Data lines:

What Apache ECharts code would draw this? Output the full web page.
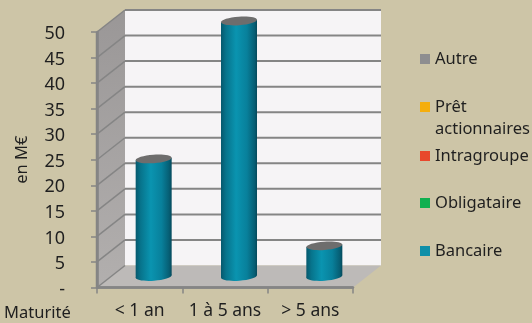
<!DOCTYPE html>
<html><head><meta charset="utf-8">
<style>html,body{margin:0;padding:0;background:#cdc5a7}#c{width:532px;height:323px}</style>
<script src="https://cdn.jsdelivr.net/npm/echarts@6/dist/echarts.min.js"></script>
</head><body><div id="c"></div>
<script>
const categories = ['< 1 an', '1 à 5 ans', '> 5 ans'];
const bancaire = [23, 50, 6];
const obligataire = [0, 0, 0];
const intragroupe = [0, 0, 0];
const pret = [0, 0, 0];
const autre = [0, 0, 0];
const yTicks = [0, 5, 10, 15, 20, 25, 30, 35, 40, 45, 50];

const FONT = '"Noto Sans"';
const TXT = '#1f1f1f';
const DX = 28, DY = -22;
const GRID = '#858585';

function renderWalls(params, api) {
  const cs = params.coordSys;
  const L = cs.x, R = cs.x + cs.width;
  const y0 = api.coord([0, 0])[1], yM = api.coord([0, 50])[1];
  const kids = [
    {type:'polygon', shape:{points:[[L+DX,yM+DY],[R+DX,yM+DY],[R+DX,y0+DY],[L+DX,y0+DY]]}, style:{fill:'#f6f4f6'}},
    {type:'polygon', shape:{points:[[L,yM],[L+DX,yM+DY],[L+DX,y0+DY],[L,y0]]},
      style:{fill:{type:'linear',x:0,y:0,x2:0,y2:1,colorStops:[{offset:0,color:'#9a9797'},{offset:1,color:'#b2afae'}]}}},
    {type:'polygon', shape:{points:[[L,y0],[L+DX,y0+DY],[R+DX,y0+DY],[R,y0]]}, style:{fill:'#bdbab8'}}
  ];
  yTicks.forEach(t => {
    const y = api.coord([0, t])[1];
    if (t > 0) kids.push({type:'line', shape:{x1:L+DX,y1:y+DY,x2:R+DX,y2:y+DY}, style:{stroke:GRID,lineWidth:2}});
    kids.push({type:'line', shape:{x1:L,y1:y,x2:L+DX,y2:y+DY}, style:{stroke:GRID,lineWidth:1.5}});
  });
  kids.push({type:'line', shape:{x1:L,y1:y0,x2:R,y2:y0}, style:{stroke:GRID,lineWidth:2.5}});
  kids.push({type:'line', shape:{x1:L,y1:yM,x2:L,y2:y0}, style:{stroke:GRID,lineWidth:2.5}});
  return {type:'group', children:kids};
}

function renderCyl(params, api) {
  const v = api.value(1);
  if (!v) return null;
  const c = api.coord([api.value(0), v]), b = api.coord([api.value(0), 0]);
  const cx = c[0] + DX/2, top = c[1] + DY/2, bot = b[1] + DY/2;
  const rx = 18, ry = 4.2, rot = 0.07, t = rx * Math.sin(rot);
  const grad = {type:'linear',x:0,y:0,x2:1,y2:0,colorStops:[
    {offset:0,color:'#06586d'},{offset:0.14,color:'#07748c'},{offset:0.42,color:'#0a94b0'},
    {offset:0.72,color:'#08809b'},{offset:0.93,color:'#065e74'},{offset:1,color:'#05495b'}]};
  return {type:'group', children:[
    {type:'ellipse', shape:{cx:0,cy:0,rx:rx,ry:ry}, x:cx, y:bot, rotation:rot, style:{fill:grad}},
    {type:'polygon', shape:{points:[[cx-rx,top+t],[cx+rx,top-t],[cx+rx,bot-t],[cx-rx,bot+t]]}, style:{fill:grad}},
    {type:'ellipse', shape:{cx:0,cy:0,rx:rx,ry:ry}, x:cx, y:top, rotation:rot, style:{fill:'#6e6d6d'}}
  ]};
}

const mk = (name, arr, color) => ({
  name, type:'custom', z:6, renderItem:renderCyl, itemStyle:{color},
  encode:{x:0,y:1}, data:arr.map((v,i)=>[i,v]), silent:true
});
const leg = (name, top, fmt) => ({
  data:[name], left:420, top, orient:'vertical', icon:'rect', itemWidth:10, itemHeight:10,
  selectedMode:false, padding:0, formatter:fmt || '{name}',
  textStyle:{fontFamily:FONT, fontSize:16.5, color:TXT, lineHeight:22}
});

const chart = echarts.init(document.getElementById('c'));
chart.setOption({
  animation:false,
  backgroundColor:'#cdc5a7',
  title:{text:'Maturité', left:4, top:305, padding:0, textStyle:{fontFamily:FONT, fontSize:16.5, fontWeight:'normal', color:TXT}},
  grid:{left:97, right:179, top:32, bottom:35.5},
  legend:[
    leg('Autre', 48),
    leg('Prêt actionnaires', 74, '\nPrêt\nactionnaires'),
    leg('Intragroupe', 145),
    leg('Obligataire', 192),
    leg('Bancaire', 240)
  ],
  xAxis:{type:'category', data:categories, z:5,
    axisLine:{show:true,onZero:false,lineStyle:{color:GRID,width:2.5}},
    axisTick:{show:true,interval:0,length:6,lineStyle:{color:GRID,width:1.5}},
    axisLabel:{fontFamily:FONT,fontSize:17.5,color:TXT,margin:15,interval:0}},
  yAxis:{type:'value', min:0, max:50, interval:5, z:5,
    name:'en M€', nameLocation:'middle', nameGap:66, nameRotate:90,
    nameTextStyle:{fontFamily:FONT,fontSize:16.5,color:TXT},
    splitLine:{show:false},
    axisLine:{show:true,lineStyle:{color:GRID,width:2.5}},
    axisTick:{show:true,length:6,lineStyle:{color:GRID,width:1.5}},
    axisLabel:{fontFamily:FONT,fontSize:18,color:TXT,margin:32,verticalAlign:'top',lineHeight:4,formatter:v=>v===0?'-':String(v)}},
  series:[
    {type:'custom', name:'walls', z:1, silent:true, renderItem:renderWalls, encode:{x:0,y:1}, data:[[0,0]]},
    mk('Bancaire', bancaire, '#0f8fa8'),
    mk('Obligataire', obligataire, '#10b050'),
    mk('Intragroupe', intragroupe, '#e8482c'),
    mk('Prêt actionnaires', pret, '#f5ae0d'),
    mk('Autre', autre, '#8e8e90')
  ]
});
</script></body></html>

Work to complete:
Give again, word for word, every line from the top of the data above to the line holding "40, 45, 50];", inclusive, with the pictures left out.

Exercise solution:
What Apache ECharts code would draw this? Output the full web page.
<!DOCTYPE html>
<html><head><meta charset="utf-8">
<style>html,body{margin:0;padding:0;background:#cdc5a7}#c{width:532px;height:323px}</style>
<script src="https://cdn.jsdelivr.net/npm/echarts@6/dist/echarts.min.js"></script>
</head><body><div id="c"></div>
<script>
const categories = ['< 1 an', '1 à 5 ans', '> 5 ans'];
const bancaire = [23, 50, 6];
const obligataire = [0, 0, 0];
const intragroupe = [0, 0, 0];
const pret = [0, 0, 0];
const autre = [0, 0, 0];
const yTicks = [0, 5, 10, 15, 20, 25, 30, 35, 40, 45, 50];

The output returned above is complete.